If you have followed my blog for any length of time, you’ll have quickly noticed a perhaps unintentional yet recurring theme: hope and joy despite grief and pain.

More than once, I have heard believers critical of others for being open about their emotional difficulties, citing supposed bitterness or perhaps lack of spiritual toughness (“you need to get over it and just live for God….”).

Bugambilia

At the close of 2020, is there any doubt we have all been filled with pain at some level? You have read the news, perhaps received a positive test, your plans and hopes have been dashed, your carefully jotted agenda has been thrown out the window. And that has just been this year, politically especially.

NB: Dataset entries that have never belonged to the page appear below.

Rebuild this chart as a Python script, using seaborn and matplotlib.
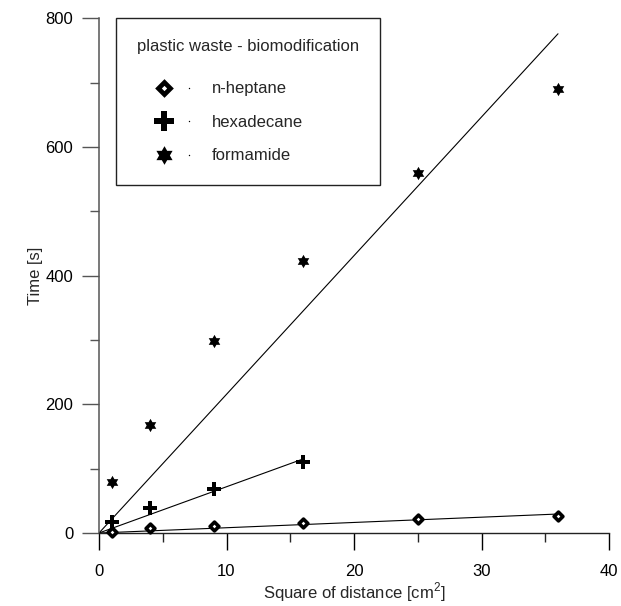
import numpy as np
import pandas as pd
import matplotlib
matplotlib.use("Agg")
import matplotlib.pyplot as plt
import seaborn as sns
from matplotlib.path import Path
from matplotlib.lines import Line2D
from matplotlib.legend_handler import HandlerBase
from matplotlib.ticker import MultipleLocator

# ---- data ----
sq_distance = [1, 4, 9, 16, 25, 36]
heptane_time = [2, 7, 11.5, 15.5, 21.3, 26.4]
hexadecane_x = [1, 4, 9, 16]
hexadecane_time = [17, 39, 68, 110]
formamide_time = [80, 168, 299, 422, 560, 690]
series_names = ["n-heptane", "hexadecane", "formamide"]
legend_title = "plastic waste - biomodification"
x_ticks = [0, 10, 20, 30, 40]
y_ticks = [0, 200, 400, 600, 800]

sns.set_style("ticks")
plt.rcParams["font.family"] = ["Liberation Sans", "DejaVu Sans"]
plt.rcParams["mathtext.fontset"] = "custom"
plt.rcParams["mathtext.rm"] = "Liberation Sans"

fig = plt.figure(figsize=(6.21, 6.06), dpi=100)
ax = fig.add_axes([99 / 621, (606 - 533) / 606, 510 / 621, (533 - 18.3) / 606])

star = Path.unit_regular_star(6, 0.577)

series = [
    (series_names[0], sq_distance, heptane_time, dict(marker="D", s=20, facecolor="white", edgecolor="black", linewidth=2.6)),
    (series_names[1], hexadecane_x, hexadecane_time, dict(marker="P", s=100, color="black", linewidth=0)),
    (series_names[2], sq_distance, formamide_time, dict(marker=star, s=92, color="black", linewidth=0)),
]

for name, xs, ys, st in series:
    df = pd.DataFrame({"x": xs, "y": ys})
    # least squares fit through the origin
    xa = np.asarray(xs, float)
    ya = np.asarray(ys, float)
    slope = (xa * ya).sum() / (xa * xa).sum()
    fit = pd.DataFrame({"x": [0.0, xa.max()], "y": [0.0, slope * xa.max()]})
    sns.lineplot(data=fit, x="x", y="y", ax=ax, color="black", linewidth=0.8, zorder=2)
    sns.scatterplot(data=df, x="x", y="y", ax=ax, zorder=3, clip_on=False, **st)

ax.set_xlim(0, 40)
ax.set_ylim(0, 800)
ax.set_xticks(x_ticks)
ax.set_yticks(y_ticks)
ax.xaxis.set_minor_locator(MultipleLocator(5))
ax.yaxis.set_minor_locator(MultipleLocator(100))
ax.tick_params(which="major", direction="out", length=12.5, width=1.0, labelsize=12, colors="black")
ax.tick_params(which="minor", direction="out", length=6.5, width=1.0)
ax.tick_params(axis="x", which="major", pad=9.5)
ax.tick_params(axis="y", which="major", pad=6)

for side in ["top", "right"]:
    ax.spines[side].set_visible(False)
ax.spines["left"].set_color("#555555")
ax.spines["bottom"].set_color("#222222")
ax.spines["left"].set_linewidth(1.1)
ax.spines["bottom"].set_linewidth(1.0)
ax.tick_params(axis="y", which="both", color="#555555")

ax.set_xlabel("Square of distance [cm$^{\\mathregular{2}}$]", fontsize=12, labelpad=1)
ax.set_ylabel("Time [s]", fontsize=12, labelpad=2)


class MarkerDot(HandlerBase):
    def create_artists(self, legend, orig_handle, xdescent, ydescent, width, height, fontsize, trans):
        y = height / 2 - ydescent
        mk = Line2D([0.45 * width - xdescent], [y], linestyle="none",
                    marker=orig_handle.get_marker(), markersize=orig_handle.get_markersize(),
                    markerfacecolor=orig_handle.get_markerfacecolor(),
                    markeredgecolor=orig_handle.get_markeredgecolor(),
                    markeredgewidth=orig_handle.get_markeredgewidth(), transform=trans)
        dot = Line2D([0.87 * width - xdescent], [y], linestyle="none", marker="o",
                     markersize=1.0, markerfacecolor="black", markeredgewidth=0, transform=trans)
        return [mk, dot]


handles = [
    Line2D([], [], linestyle="none", marker="D", markersize=1.4 * np.sqrt(20), markerfacecolor="white",
           markeredgecolor="black", markeredgewidth=3.4),
    Line2D([], [], linestyle="none", marker="P", markersize=14, markerfacecolor="black",
           markeredgecolor="black", markeredgewidth=0),
    Line2D([], [], linestyle="none", marker=star, markersize=1.4 * np.sqrt(92), markerfacecolor="black",
           markeredgecolor="black", markeredgewidth=0),
]
leg = ax.legend(handles, series_names, title=legend_title, loc="upper left",
                bbox_to_anchor=(16.7 / 510, 1.0), borderaxespad=0, fontsize=12, title_fontsize=12,
                frameon=True, fancybox=False, framealpha=1, edgecolor="#222222", borderpad=1.27,
                handlelength=3.6, handletextpad=0.9, labelspacing=0.92, handleheight=1.3,
                alignment="left", handler_map={Line2D: MarkerDot()})
leg.get_frame().set_linewidth(1.0)
leg._legend_box.sep = 17.5

fig.savefig("out.png", dpi=100)
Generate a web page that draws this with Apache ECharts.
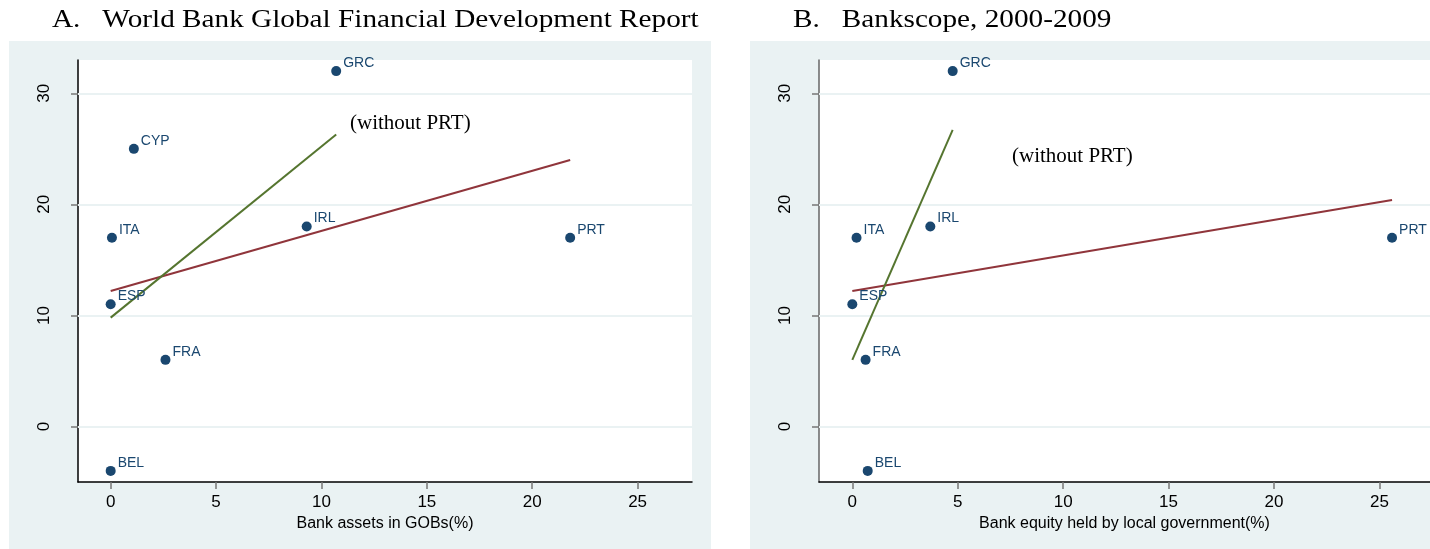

Yet before all this, you have known sorrow. You have suffered loss. You’ve lost a child, a miscarriage, a wayward son. You’ve met with financial strain, mounting debt. Health needs have left you grasping for hope. You have been hurt by your brothers, spiritual and blood. You’ve known loneliness and heartache.

It is foolish to sweep it all away. We are children of the Man of Sorrows. He wept at a grave, over a city, in a garden. Have you not as well? His sorrow has made Him that High Priest who has been “touched with the feeling of our infirmities.” And so in His tender love, he calls us to follow his steps of pain. Why?

Oleander

There is a beautiful circle in this place. It is a circle made of gold, tried by fire. It is wreathed with myrrh and frankincense, a divine blend of bitterness tempered with sweetness. There is Christ, the Man of Sorrows who fills us with comfort because He has felt our pain. With great care, He brings another believer to us who has grieved similarly. We can point them back to Christ. We can share His love to us. To see them blessed through our trial eases the sharpness of the wound. They in turn help someone else, filling them also with the love of the Man of Sorrows. And round and round the circle His people flow, always back to the One who bore our griefs and carried our sorrows.

Our trials are precious. There is no shame in grief.

But there is a beautiful promise found in Ecclesiastes 5:20. I find it particularly lovely in our Spanish Bible: “he won’t remember much about the days of his life; for God will fill his heart with joy.”

As we consider the last 5, 10, 15 years of our lives, an incredible phenomenon occurs. The world calls it rose colored lenses. The Bible calls it a heart filled with God and His joy.

Hibiscus

Do we know x, y, z occurred in our lives? Of course. I recall weeping on a metal chair in NICU, sobbing flat face on my bed, shedding tears on a lawn chair under a nance tree. But shining brilliantly over the dull, fading aches of life is God. The God of my love. The One who has been so faithful. Who has poured in oil and wine and bound up my wounds. The One who constantly tells me to place my fingers in the prints on His hands, my fist in His resurrected side. I see His provision in so many ways; I have begun to see the greater why. He has taught me joy through pain and the hope of this just being “a little while”.

Wise Solomon.

So take heart. At some point 2020 will fade into the archives along with 2000 and 1954. In the meantime, the trials of the past 12 months will be of excellent value for years to come as we complete the circle again and again, pointing always to the Man of Sorrows who fills our hearts with joy.

Wishing you every blessing. See you next year!!